Set exercise
Print exactly the lines below between the line containing "Give me the D3.js source for this chart." and the line containing "fitCst600b = [10.3, 15.3, 20.2, 25.2];", counting both of those lines. Leave pictures out.

** start **

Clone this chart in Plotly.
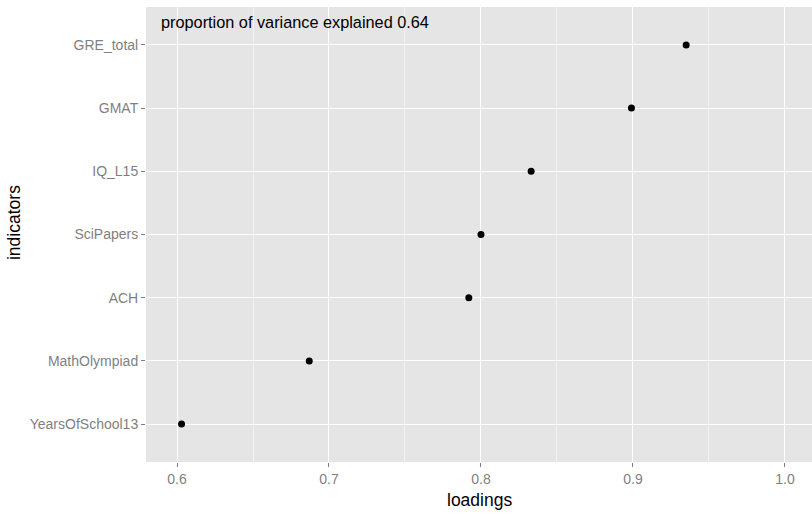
import plotly.graph_objects as go

indicators = ["YearsOfSchool13", "MathOlympiad", "ACH", "SciPapers", "IQ_L15", "GMAT", "GRE_total"]
loadings = [0.603, 0.687, 0.792, 0.800, 0.833, 0.899, 0.935]
x_ticks = [0.6, 0.7, 0.8, 0.9, 1.0]
x_tick_labels = ["0.6", "0.7", "0.8", "0.9", "1.0"]
variance_text = "proportion of variance explained 0.64"

fig = go.Figure()
fig.add_trace(go.Scatter(
    x=loadings, y=indicators, mode="markers",
    marker=dict(color="black", size=7), showlegend=False,
))

font = "Liberation Sans, Arial, sans-serif"
fig.update_layout(
    width=812, height=514,
    margin=dict(l=146, r=0, t=7, b=52),
    paper_bgcolor="white", plot_bgcolor="#E5E5E5",
    font=dict(family=font),
    xaxis=dict(
        range=[0.5796, 1.0178], tickvals=x_ticks, ticktext=x_tick_labels,
        showgrid=True, gridcolor="white", gridwidth=1.3,
        minor=dict(dtick=0.05, tick0=0.55, showgrid=True, gridcolor="#F2F2F2", gridwidth=0.6, ticks=""),
        ticks="outside", ticklen=4, tickcolor="#7F7F7F", tickwidth=1,
        tickfont=dict(size=14, color="#7F7F7F", family=font),
        zeroline=False, showline=False,
    ),
    yaxis=dict(
        categoryorder="array", categoryarray=indicators, range=[-0.6, 6.6],
        showgrid=True, gridcolor="white", gridwidth=1.3,
        ticks="outside", ticklen=4, tickcolor="#7F7F7F", tickwidth=1,
        tickfont=dict(size=14, color="#7F7F7F", family=font),
        zeroline=False, showline=False,
    ),
    annotations=[
        dict(text=variance_text, xref="x", yref="paper", x=0.5884, y=0.966,
             xanchor="left", yanchor="middle", showarrow=False,
             font=dict(size=16.3, color="black", family=font)),
        dict(text="loadings", xref="paper", yref="paper", x=0.5, y=-0.083,
             xanchor="center", yanchor="middle", showarrow=False,
             font=dict(size=17.5, color="black", family=font)),
        dict(text="indicators", xref="paper", yref="paper", x=-0.1985, y=0.527,
             xanchor="center", yanchor="middle", showarrow=False, textangle=-90,
             font=dict(size=17.5, color="black", family=font)),
    ],
)

fig.write_html("out.html")
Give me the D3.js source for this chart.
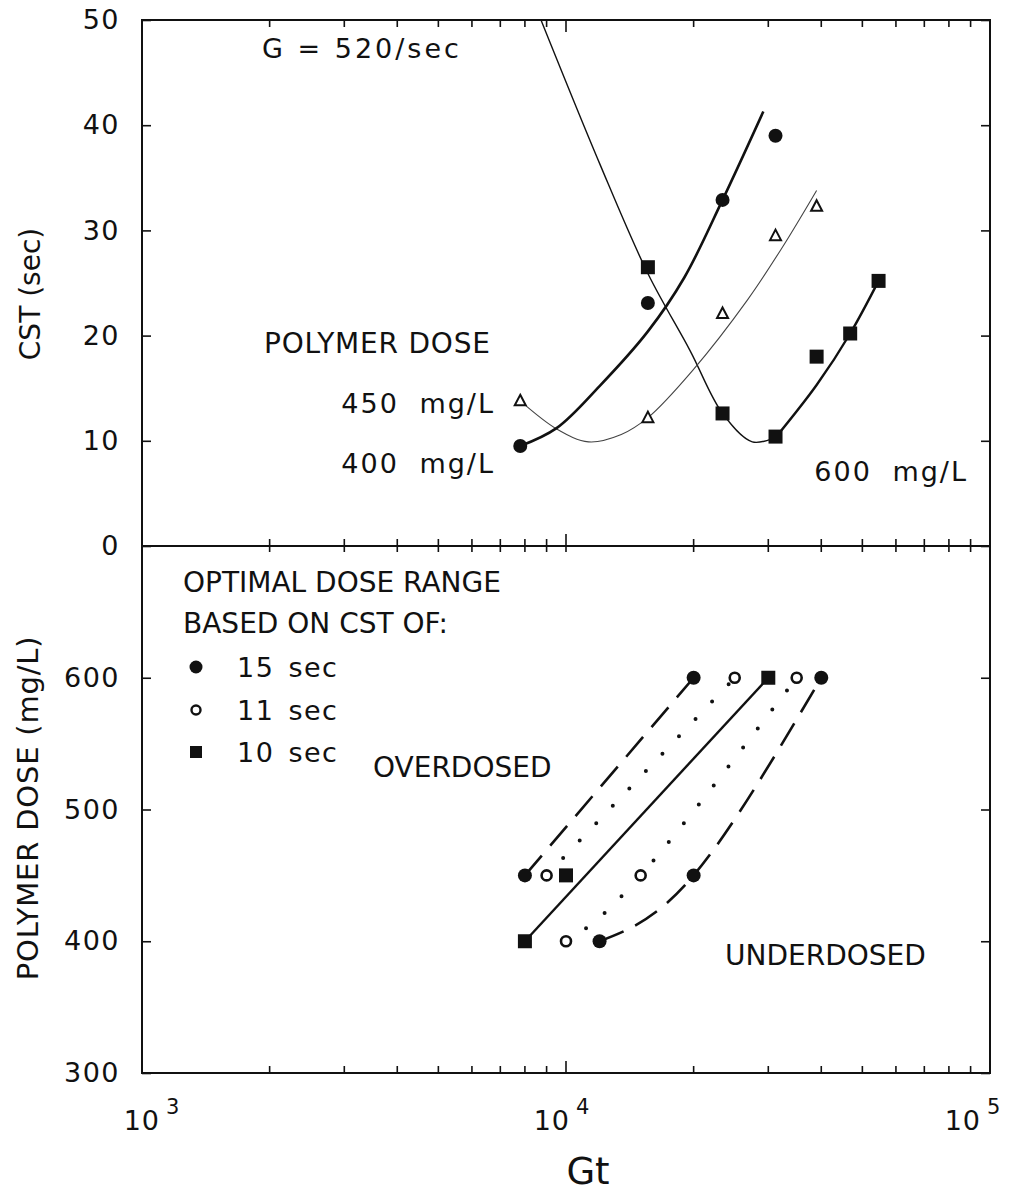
<!DOCTYPE html>
<html>
<head>
<meta charset="utf-8">
<script src="https://cdn.jsdelivr.net/npm/d3@7"></script>
<style>
  body { margin: 0; background: #fff; }
  text { font-family: "DejaVu Sans", sans-serif; fill: #111; }
</style>
</head>
<body>
<div id="chart"></div>
<script>
// ---- top panel: CST vs Gt at G = 520/sec, one series per polymer dose
var gt400 = [7800, 15600, 23400, 31200],
    cst400 = [9.5, 23.1, 32.9, 39.0];
var gt450 = [7800, 15600, 23400, 31200, 39000],
    cst450 = [13.8, 12.2, 22.1, 29.5, 32.3];
var gt600 = [15600, 23400, 31200, 39000, 46800, 54600],
    cst600 = [26.5, 12.6, 10.4, 18.0, 20.2, 25.2];

// fitted curves
var fitGt400 = [7800, 9500, 12000, 15600, 19000, 23400, 29200],
    fitCst400 = [9.5, 11.2, 15.2, 20.4, 25.5, 32.9, 41.3];
var fitGt450 = [7800, 9530, 11300, 13500, 15600, 19900, 26800, 32500, 39000],
    fitCst450 = [13.8, 11.1, 9.9, 10.6, 12.2, 16.7, 23.4, 28.5, 33.8];
var fitGt600a = [8730, 12020, 15600, 19600, 23400, 27500, 31200],
    fitCst600a = [50, 36.3, 25.9, 18.6, 12.6, 9.9, 10.3];
var fitGt600b = [31200, 39000, 46800, 54600],
    fitCst600b = [10.3, 15.3, 20.2, 25.2];

// ---- bottom panel: optimal dose range for three CST targets
var gt15 = [20000, 40000, 8000, 20000, 12000],
    dose15 = [600, 600, 450, 450, 400];
var gt11 = [25000, 35000, 9000, 15000, 10000],
    dose11 = [600, 600, 450, 450, 400];
var gt10 = [30000, 10000, 8000],
    dose10 = [600, 450, 400];

var loGt15 = [8000, 20000], loDose15 = [450, 600];
var hiGt15 = [12000, 20000, 40000], hiDose15 = [400, 450, 600];
var loGt11 = [9000, 25000], loDose11 = [450, 600];
var hiGt11 = [10000, 15000, 35000], hiDose11 = [400, 450, 600];
var fitGt10 = [8000, 30000], fitDose10 = [400, 600];

var topTicks = [0, 10, 20, 30, 40, 50];
var botTicks = [300, 400, 500, 600];
var legendLabels = ['15 sec', '11 sec', '10 sec'];

// ---- layout
var W = 1032, H = 1195;
var plotL = 142, plotR = 990, plotT = 20, plotM = 546, plotB = 1073;

var svg = d3.select('#chart').append('svg')
  .attr('width', W).attr('height', H);

var x = d3.scaleLog().domain([1e3, 1e5]).range([plotL, plotR]);
var yTop = d3.scaleLinear().domain([0, 50]).range([plotM, plotT]);
var yBot = d3.scaleLinear().domain([300, 700]).range([plotB, plotM]);

// frame
svg.append('rect')
  .attr('x', plotL).attr('y', plotT)
  .attr('width', plotR - plotL).attr('height', plotB - plotT)
  .attr('fill', 'none').attr('stroke', '#111').attr('stroke-width', 2);
svg.append('line')
  .attr('x1', plotL).attr('x2', plotR).attr('y1', plotM).attr('y2', plotM)
  .attr('stroke', '#111').attr('stroke-width', 2);

// x ticks (minor + major) on top, middle and bottom lines
var xt = x.ticks();
function isMajor(d) { return Math.abs(Math.log10(d) - Math.round(Math.log10(d))) < 1e-9; }
var tk = svg.append('g').attr('stroke', '#111').attr('stroke-width', 1.6);
xt.forEach(function(d) {
  var len = isMajor(d) ? 12 : 7;
  tk.append('line').attr('x1', x(d)).attr('x2', x(d)).attr('y1', plotT).attr('y2', plotT + len);
  tk.append('line').attr('x1', x(d)).attr('x2', x(d)).attr('y1', plotM - len).attr('y2', plotM + 6);
  tk.append('line').attr('x1', x(d)).attr('x2', x(d)).attr('y1', plotB).attr('y2', plotB - len);
});

// y axes
function yAxis(scale, vals) {
  var g = svg.append('g').attr('transform', 'translate(' + plotL + ',0)')
    .call(d3.axisLeft(scale).tickValues(vals).tickSizeInner(-9).tickSizeOuter(0).tickPadding(22));
  g.select('.domain').remove();
  g.selectAll('line').attr('stroke', '#111').attr('stroke-width', 1.6);
  g.selectAll('text').attr('font-size', 27).attr('letter-spacing', 1.5)
    .style('font-family', '"DejaVu Sans", sans-serif').attr('fill', '#111');
  var r = svg.append('g').attr('transform', 'translate(' + plotR + ',0)')
    .call(d3.axisRight(scale).tickValues(vals).tickSizeInner(-9).tickSizeOuter(0).tickFormat(''));
  r.select('.domain').remove();
  r.selectAll('line').attr('stroke', '#111').attr('stroke-width', 1.6);
}
yAxis(yTop, topTicks);
yAxis(yBot, botTicks);

// x tick labels 10^n
var expo = [3, 4, 5], shift = [10, -4, -17];
expo.forEach(function(e, i) {
  var t = svg.append('text')
    .attr('x', x(Math.pow(10, e)) + shift[i]).attr('y', 1130)
    .attr('text-anchor', 'middle').attr('font-size', 27).attr('letter-spacing', 1);
  t.append('tspan').text('10');
  t.append('tspan').attr('dx', 6).attr('dy', -16).attr('font-size', 21).text(e);
});

// axis titles
svg.append('text').attr('x', 588).attr('y', 1184).attr('text-anchor', 'middle')
  .attr('font-size', 37).text('Gt');
svg.append('text').attr('transform', 'translate(40,294) rotate(-90)')
  .attr('text-anchor', 'middle').attr('font-size', 28).text('CST (sec)');
svg.append('text').attr('transform', 'translate(38,808) rotate(-90)')
  .attr('text-anchor', 'middle').attr('font-size', 29).attr('letter-spacing', 0.8)
  .text('POLYMER DOSE (mg/L)');

// ---- top panel marks
var lineTop = d3.line().x(function(d) { return x(d[0]); }).y(function(d) { return yTop(d[1]); })
  .curve(d3.curveCatmullRom.alpha(0.5));
var gTop = svg.append('g');
gTop.append('path').datum(d3.zip(fitGt600a, fitCst600a)).attr('d', lineTop)
  .attr('fill', 'none').attr('stroke', '#111').attr('stroke-width', 1.4);
gTop.append('path').datum(d3.zip(fitGt600b, fitCst600b)).attr('d', lineTop)
  .attr('fill', 'none').attr('stroke', '#111').attr('stroke-width', 2.4);
gTop.append('path').datum(d3.zip(fitGt450, fitCst450)).attr('d', lineTop)
  .attr('fill', 'none').attr('stroke', '#444').attr('stroke-width', 1.1);
gTop.append('path').datum(d3.zip(fitGt400, fitCst400)).attr('d', lineTop)
  .attr('fill', 'none').attr('stroke', '#111').attr('stroke-width', 2.6);

gTop.selectAll('.c400').data(d3.zip(gt400, cst400)).enter().append('circle')
  .attr('cx', function(d) { return x(d[0]); }).attr('cy', function(d) { return yTop(d[1]); })
  .attr('r', 7).attr('fill', '#111');
gTop.selectAll('.t450').data(d3.zip(gt450, cst450)).enter().append('path')
  .attr('transform', function(d) { return 'translate(' + x(d[0]) + ',' + yTop(d[1]) + ')'; })
  .attr('d', 'M0,-6L5.5,4.5L-5.5,4.5Z')
  .attr('fill', '#fff').attr('stroke', '#111').attr('stroke-width', 2);
gTop.selectAll('.s600').data(d3.zip(gt600, cst600)).enter().append('rect')
  .attr('x', function(d) { return x(d[0]) - 7; }).attr('y', function(d) { return yTop(d[1]) - 7; })
  .attr('width', 14).attr('height', 14).attr('fill', '#111');

svg.append('text').attr('x', 262).attr('y', 58).attr('font-size', 27).attr('letter-spacing', 3)
  .text('G = 520/sec');
svg.append('text').attr('x', 264).attr('y', 353).attr('font-size', 28).attr('letter-spacing', 0.8)
  .text('POLYMER DOSE');
svg.append('text').attr('x', 495).attr('y', 413).attr('text-anchor', 'end')
  .attr('font-size', 27).attr('letter-spacing', 2).attr('word-spacing', 10).text('450 mg/L');
svg.append('text').attr('x', 495).attr('y', 473).attr('text-anchor', 'end')
  .attr('font-size', 27).attr('letter-spacing', 2).attr('word-spacing', 10).text('400 mg/L');
svg.append('text').attr('x', 968).attr('y', 481).attr('text-anchor', 'end')
  .attr('font-size', 27).attr('letter-spacing', 2).attr('word-spacing', 10).text('600 mg/L');

// ---- bottom panel marks
var lineBot = d3.line().x(function(d) { return x(d[0]); }).y(function(d) { return yBot(d[1]); })
  .curve(d3.curveNatural);
var gBot = svg.append('g').attr('fill', 'none').attr('stroke', '#111');
gBot.append('path').datum(d3.zip(loGt15, loDose15)).attr('d', lineBot)
  .attr('stroke-width', 2.6).attr('stroke-dasharray', '26,13');
gBot.append('path').datum(d3.zip(hiGt15, hiDose15)).attr('d', lineBot)
  .attr('stroke-width', 2.6).attr('stroke-dasharray', '26,13');
gBot.append('path').datum(d3.zip(loGt11, loDose11)).attr('d', lineBot)
  .attr('stroke-width', 4).attr('stroke-linecap', 'round').attr('stroke-dasharray', '0,24');
gBot.append('path').datum(d3.zip(hiGt11, hiDose11)).attr('d', lineBot)
  .attr('stroke-width', 4).attr('stroke-linecap', 'round').attr('stroke-dasharray', '0,24');
gBot.append('path').datum(d3.zip(fitGt10, fitDose10)).attr('d', lineBot)
  .attr('stroke-width', 2.4);

var gm = svg.append('g');
gm.selectAll('.f15').data(d3.zip(gt15, dose15)).enter().append('circle')
  .attr('cx', function(d) { return x(d[0]); }).attr('cy', function(d) { return yBot(d[1]); })
  .attr('r', 7).attr('fill', '#111');
gm.selectAll('.o11').data(d3.zip(gt11, dose11)).enter().append('circle')
  .attr('cx', function(d) { return x(d[0]); }).attr('cy', function(d) { return yBot(d[1]); })
  .attr('r', 5).attr('fill', '#fff').attr('stroke', '#111').attr('stroke-width', 2.6);
gm.selectAll('.s10').data(d3.zip(gt10, dose10)).enter().append('rect')
  .attr('x', function(d) { return x(d[0]) - 7; }).attr('y', function(d) { return yBot(d[1]) - 7; })
  .attr('width', 14).attr('height', 14).attr('fill', '#111');

// legend
svg.append('text').attr('x', 183).attr('y', 592).attr('font-size', 28).text('OPTIMAL DOSE RANGE');
svg.append('text').attr('x', 183).attr('y', 633).attr('font-size', 28).text('BASED ON CST OF:');
var lg = svg.append('g');
var ly = [667, 710, 752];
lg.append('circle').attr('cx', 196).attr('cy', ly[0]).attr('r', 6.5).attr('fill', '#111');
lg.append('circle').attr('cx', 196).attr('cy', ly[1]).attr('r', 4.5)
  .attr('fill', '#fff').attr('stroke', '#111').attr('stroke-width', 2.4);
lg.append('rect').attr('x', 190).attr('y', ly[2] - 6).attr('width', 12).attr('height', 12).attr('fill', '#111');
legendLabels.forEach(function(s, i) {
  lg.append('text').attr('x', 237).attr('y', ly[i] + 10).attr('font-size', 27)
    .attr('letter-spacing', 1.5).attr('word-spacing', 4).text(s);
});

svg.append('text').attr('x', 373).attr('y', 777).attr('font-size', 28).text('OVERDOSED');
svg.append('text').attr('x', 725).attr('y', 965).attr('font-size', 28).text('UNDERDOSED');
</script>
</body>
</html>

** end **

Exercise solution
Give me the D3.js source for this chart.
<!DOCTYPE html>
<html>
<head>
<meta charset="utf-8">
<script src="https://cdn.jsdelivr.net/npm/d3@7"></script>
<style>
  body { margin: 0; background: #fff; }
  text { font-family: "DejaVu Sans", sans-serif; fill: #111; }
</style>
</head>
<body>
<div id="chart"></div>
<script>
// ---- top panel: CST vs Gt at G = 520/sec, one series per polymer dose
var gt400 = [7800, 15600, 23400, 31200],
    cst400 = [9.5, 23.1, 32.9, 39.0];
var gt450 = [7800, 15600, 23400, 31200, 39000],
    cst450 = [13.8, 12.2, 22.1, 29.5, 32.3];
var gt600 = [15600, 23400, 31200, 39000, 46800, 54600],
    cst600 = [26.5, 12.6, 10.4, 18.0, 20.2, 25.2];

// fitted curves
var fitGt400 = [7800, 9500, 12000, 15600, 19000, 23400, 29200],
    fitCst400 = [9.5, 11.2, 15.2, 20.4, 25.5, 32.9, 41.3];
var fitGt450 = [7800, 9530, 11300, 13500, 15600, 19900, 26800, 32500, 39000],
    fitCst450 = [13.8, 11.1, 9.9, 10.6, 12.2, 16.7, 23.4, 28.5, 33.8];
var fitGt600a = [8730, 12020, 15600, 19600, 23400, 27500, 31200],
    fitCst600a = [50, 36.3, 25.9, 18.6, 12.6, 9.9, 10.3];
var fitGt600b = [31200, 39000, 46800, 54600],
    fitCst600b = [10.3, 15.3, 20.2, 25.2];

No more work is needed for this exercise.